» Problem requirements
Reproduce the listing below character for character; drop every image.

» Stored data

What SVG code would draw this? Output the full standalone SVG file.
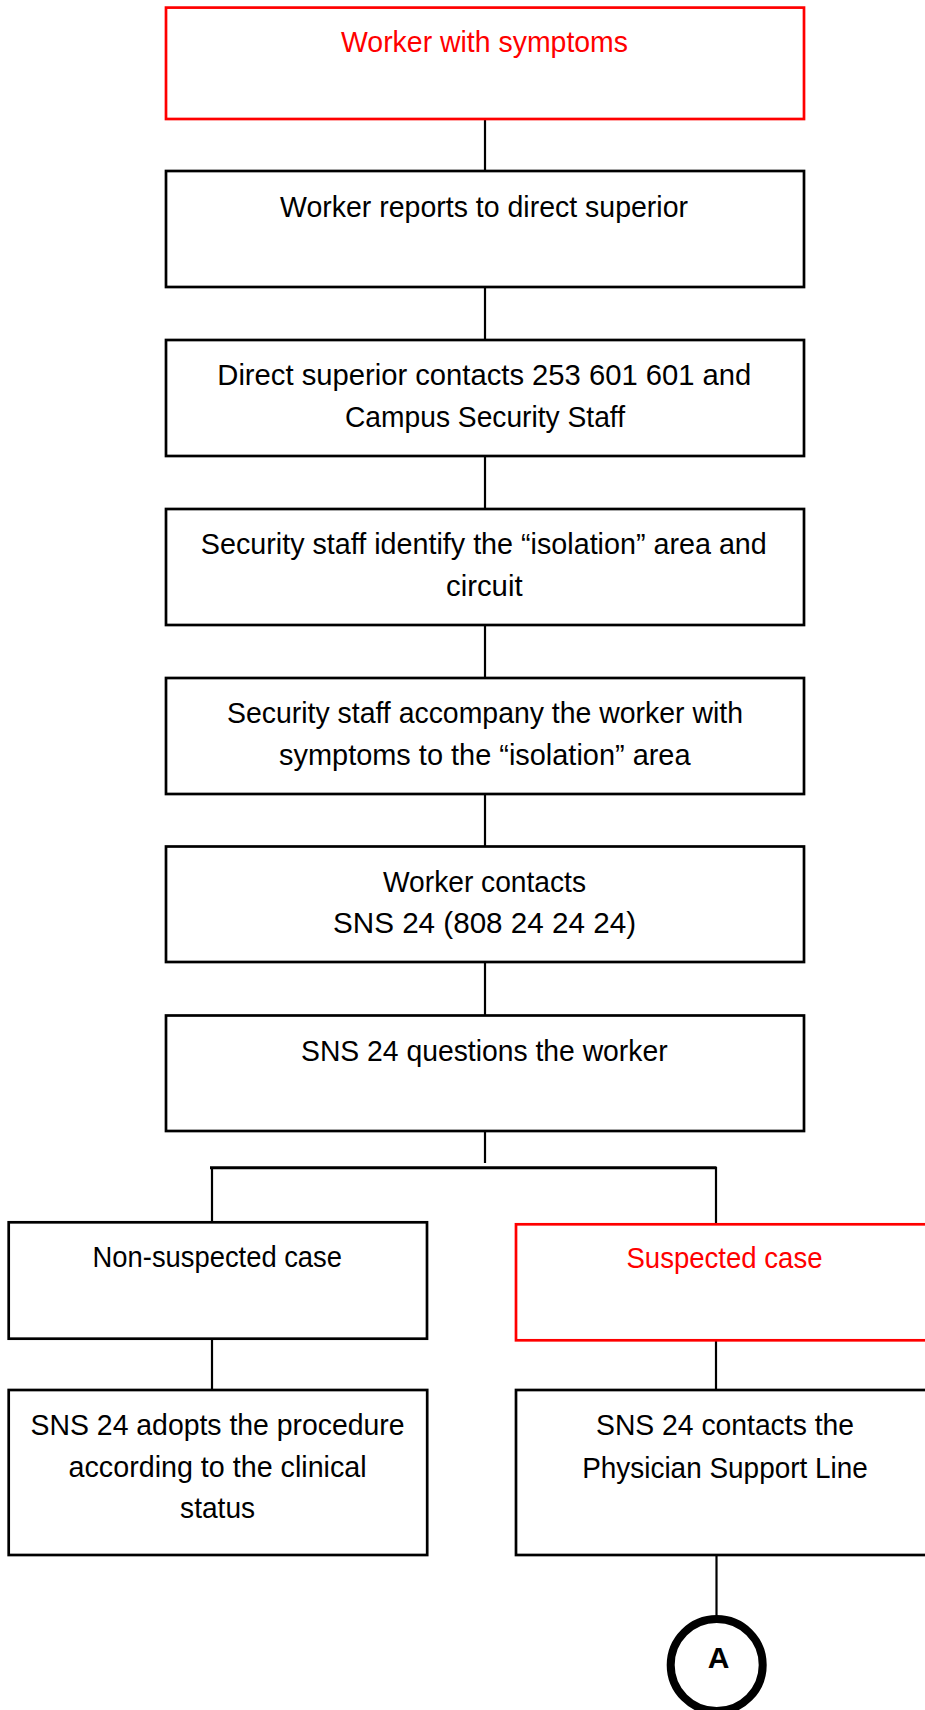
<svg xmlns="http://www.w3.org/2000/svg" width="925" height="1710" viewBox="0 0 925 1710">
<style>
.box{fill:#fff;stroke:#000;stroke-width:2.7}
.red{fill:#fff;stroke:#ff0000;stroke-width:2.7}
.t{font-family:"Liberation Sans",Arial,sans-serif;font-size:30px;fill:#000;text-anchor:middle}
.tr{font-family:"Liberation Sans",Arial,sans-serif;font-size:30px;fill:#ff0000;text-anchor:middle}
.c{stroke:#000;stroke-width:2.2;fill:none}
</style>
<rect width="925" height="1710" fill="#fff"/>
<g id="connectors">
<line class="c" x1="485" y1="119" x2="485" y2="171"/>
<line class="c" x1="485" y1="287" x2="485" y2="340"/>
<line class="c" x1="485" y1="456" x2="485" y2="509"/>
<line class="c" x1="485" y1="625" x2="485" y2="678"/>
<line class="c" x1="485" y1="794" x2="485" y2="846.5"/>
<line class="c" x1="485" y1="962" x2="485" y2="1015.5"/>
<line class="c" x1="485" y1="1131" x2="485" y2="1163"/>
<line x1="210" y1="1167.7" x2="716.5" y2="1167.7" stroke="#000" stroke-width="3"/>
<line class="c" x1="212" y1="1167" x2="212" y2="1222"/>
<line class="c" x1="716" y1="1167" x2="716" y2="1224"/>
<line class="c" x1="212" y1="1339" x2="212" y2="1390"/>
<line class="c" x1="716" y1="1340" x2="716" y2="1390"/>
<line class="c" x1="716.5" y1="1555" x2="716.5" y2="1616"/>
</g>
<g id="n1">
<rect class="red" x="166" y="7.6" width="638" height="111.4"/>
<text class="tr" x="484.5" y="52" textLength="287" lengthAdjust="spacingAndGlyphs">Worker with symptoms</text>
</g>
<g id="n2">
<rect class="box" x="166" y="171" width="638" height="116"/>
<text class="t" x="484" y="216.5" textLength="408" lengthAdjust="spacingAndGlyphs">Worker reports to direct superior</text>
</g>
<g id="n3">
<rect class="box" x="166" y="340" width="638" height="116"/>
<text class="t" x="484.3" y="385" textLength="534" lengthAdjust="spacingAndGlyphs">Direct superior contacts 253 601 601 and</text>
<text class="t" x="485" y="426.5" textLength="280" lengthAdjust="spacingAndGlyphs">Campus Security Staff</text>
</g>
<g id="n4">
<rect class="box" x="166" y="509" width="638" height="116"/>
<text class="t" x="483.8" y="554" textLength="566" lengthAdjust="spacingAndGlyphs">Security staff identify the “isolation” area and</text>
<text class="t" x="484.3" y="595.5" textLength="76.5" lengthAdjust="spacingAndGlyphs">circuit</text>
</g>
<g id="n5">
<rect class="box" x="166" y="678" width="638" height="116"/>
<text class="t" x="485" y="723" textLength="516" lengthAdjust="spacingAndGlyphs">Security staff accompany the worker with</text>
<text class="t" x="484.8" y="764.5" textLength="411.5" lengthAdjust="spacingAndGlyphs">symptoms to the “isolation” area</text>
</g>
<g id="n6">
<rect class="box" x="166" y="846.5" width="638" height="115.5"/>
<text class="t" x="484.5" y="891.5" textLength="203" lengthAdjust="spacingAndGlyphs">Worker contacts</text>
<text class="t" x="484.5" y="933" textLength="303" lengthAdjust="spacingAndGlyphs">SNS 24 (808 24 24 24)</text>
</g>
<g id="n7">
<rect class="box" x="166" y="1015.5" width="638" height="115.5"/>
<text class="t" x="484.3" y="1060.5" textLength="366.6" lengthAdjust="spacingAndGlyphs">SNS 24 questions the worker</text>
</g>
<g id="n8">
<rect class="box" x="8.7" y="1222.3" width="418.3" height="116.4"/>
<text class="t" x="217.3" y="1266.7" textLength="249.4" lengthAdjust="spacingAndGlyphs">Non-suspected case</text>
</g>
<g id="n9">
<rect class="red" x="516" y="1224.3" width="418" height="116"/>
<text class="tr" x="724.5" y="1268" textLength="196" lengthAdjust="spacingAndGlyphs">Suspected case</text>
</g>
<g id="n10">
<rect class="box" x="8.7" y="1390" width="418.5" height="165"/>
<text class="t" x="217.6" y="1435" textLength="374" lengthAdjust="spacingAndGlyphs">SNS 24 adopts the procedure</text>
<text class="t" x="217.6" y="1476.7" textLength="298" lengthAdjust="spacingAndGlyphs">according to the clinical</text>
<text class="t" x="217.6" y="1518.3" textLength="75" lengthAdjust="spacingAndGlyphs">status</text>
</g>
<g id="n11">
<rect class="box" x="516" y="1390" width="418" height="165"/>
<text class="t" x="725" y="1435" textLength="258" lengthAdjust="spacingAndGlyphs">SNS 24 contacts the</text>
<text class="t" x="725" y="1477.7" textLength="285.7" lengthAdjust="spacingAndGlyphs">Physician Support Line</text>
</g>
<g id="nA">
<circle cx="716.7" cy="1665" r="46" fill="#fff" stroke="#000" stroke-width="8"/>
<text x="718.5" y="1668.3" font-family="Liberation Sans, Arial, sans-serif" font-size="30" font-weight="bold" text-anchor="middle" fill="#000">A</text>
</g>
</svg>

» Exercise output
What SVG code would draw this? Output the full standalone SVG file.
<svg xmlns="http://www.w3.org/2000/svg" width="925" height="1710" viewBox="0 0 925 1710">
<style>
.box{fill:#fff;stroke:#000;stroke-width:2.7}
.red{fill:#fff;stroke:#ff0000;stroke-width:2.7}
.t{font-family:"Liberation Sans",Arial,sans-serif;font-size:30px;fill:#000;text-anchor:middle}
.tr{font-family:"Liberation Sans",Arial,sans-serif;font-size:30px;fill:#ff0000;text-anchor:middle}
.c{stroke:#000;stroke-width:2.2;fill:none}
</style>
<rect width="925" height="1710" fill="#fff"/>
<g id="connectors">
<line class="c" x1="485" y1="119" x2="485" y2="171"/>
<line class="c" x1="485" y1="287" x2="485" y2="340"/>
<line class="c" x1="485" y1="456" x2="485" y2="509"/>
<line class="c" x1="485" y1="625" x2="485" y2="678"/>
<line class="c" x1="485" y1="794" x2="485" y2="846.5"/>
<line class="c" x1="485" y1="962" x2="485" y2="1015.5"/>
<line class="c" x1="485" y1="1131" x2="485" y2="1163"/>
<line x1="210" y1="1167.7" x2="716.5" y2="1167.7" stroke="#000" stroke-width="3"/>
<line class="c" x1="212" y1="1167" x2="212" y2="1222"/>
<line class="c" x1="716" y1="1167" x2="716" y2="1224"/>
<line class="c" x1="212" y1="1339" x2="212" y2="1390"/>
<line class="c" x1="716" y1="1340" x2="716" y2="1390"/>
<line class="c" x1="716.5" y1="1555" x2="716.5" y2="1616"/>
</g>
<g id="n1">
<rect class="red" x="166" y="7.6" width="638" height="111.4"/>
<text class="tr" x="484.5" y="52" textLength="287" lengthAdjust="spacingAndGlyphs">Worker with symptoms</text>
</g>
<g id="n2">
<rect class="box" x="166" y="171" width="638" height="116"/>
<text class="t" x="484" y="216.5" textLength="408" lengthAdjust="spacingAndGlyphs">Worker reports to direct superior</text>
</g>
<g id="n3">
<rect class="box" x="166" y="340" width="638" height="116"/>
<text class="t" x="484.3" y="385" textLength="534" lengthAdjust="spacingAndGlyphs">Direct superior contacts 253 601 601 and</text>
<text class="t" x="485" y="426.5" textLength="280" lengthAdjust="spacingAndGlyphs">Campus Security Staff</text>
</g>
<g id="n4">
<rect class="box" x="166" y="509" width="638" height="116"/>
<text class="t" x="483.8" y="554" textLength="566" lengthAdjust="spacingAndGlyphs">Security staff identify the “isolation” area and</text>
<text class="t" x="484.3" y="595.5" textLength="76.5" lengthAdjust="spacingAndGlyphs">circuit</text>
</g>
<g id="n5">
<rect class="box" x="166" y="678" width="638" height="116"/>
<text class="t" x="485" y="723" textLength="516" lengthAdjust="spacingAndGlyphs">Security staff accompany the worker with</text>
<text class="t" x="484.8" y="764.5" textLength="411.5" lengthAdjust="spacingAndGlyphs">symptoms to the “isolation” area</text>
</g>
<g id="n6">
<rect class="box" x="166" y="846.5" width="638" height="115.5"/>
<text class="t" x="484.5" y="891.5" textLength="203" lengthAdjust="spacingAndGlyphs">Worker contacts</text>
<text class="t" x="484.5" y="933" textLength="303" lengthAdjust="spacingAndGlyphs">SNS 24 (808 24 24 24)</text>
</g>
<g id="n7">
<rect class="box" x="166" y="1015.5" width="638" height="115.5"/>
<text class="t" x="484.3" y="1060.5" textLength="366.6" lengthAdjust="spacingAndGlyphs">SNS 24 questions the worker</text>
</g>
<g id="n8">
<rect class="box" x="8.7" y="1222.3" width="418.3" height="116.4"/>
<text class="t" x="217.3" y="1266.7" textLength="249.4" lengthAdjust="spacingAndGlyphs">Non-suspected case</text>
</g>
<g id="n9">
<rect class="red" x="516" y="1224.3" width="418" height="116"/>
<text class="tr" x="724.5" y="1268" textLength="196" lengthAdjust="spacingAndGlyphs">Suspected case</text>
</g>
<g id="n10">
<rect class="box" x="8.7" y="1390" width="418.5" height="165"/>
<text class="t" x="217.6" y="1435" textLength="374" lengthAdjust="spacingAndGlyphs">SNS 24 adopts the procedure</text>
<text class="t" x="217.6" y="1476.7" textLength="298" lengthAdjust="spacingAndGlyphs">according to the clinical</text>
<text class="t" x="217.6" y="1518.3" textLength="75" lengthAdjust="spacingAndGlyphs">status</text>
</g>
<g id="n11">
<rect class="box" x="516" y="1390" width="418" height="165"/>
<text class="t" x="725" y="1435" textLength="258" lengthAdjust="spacingAndGlyphs">SNS 24 contacts the</text>
<text class="t" x="725" y="1477.7" textLength="285.7" lengthAdjust="spacingAndGlyphs">Physician Support Line</text>
</g>
<g id="nA">
<circle cx="716.7" cy="1665" r="46" fill="#fff" stroke="#000" stroke-width="8"/>
<text x="718.5" y="1668.3" font-family="Liberation Sans, Arial, sans-serif" font-size="30" font-weight="bold" text-anchor="middle" fill="#000">A</text>
</g>
</svg>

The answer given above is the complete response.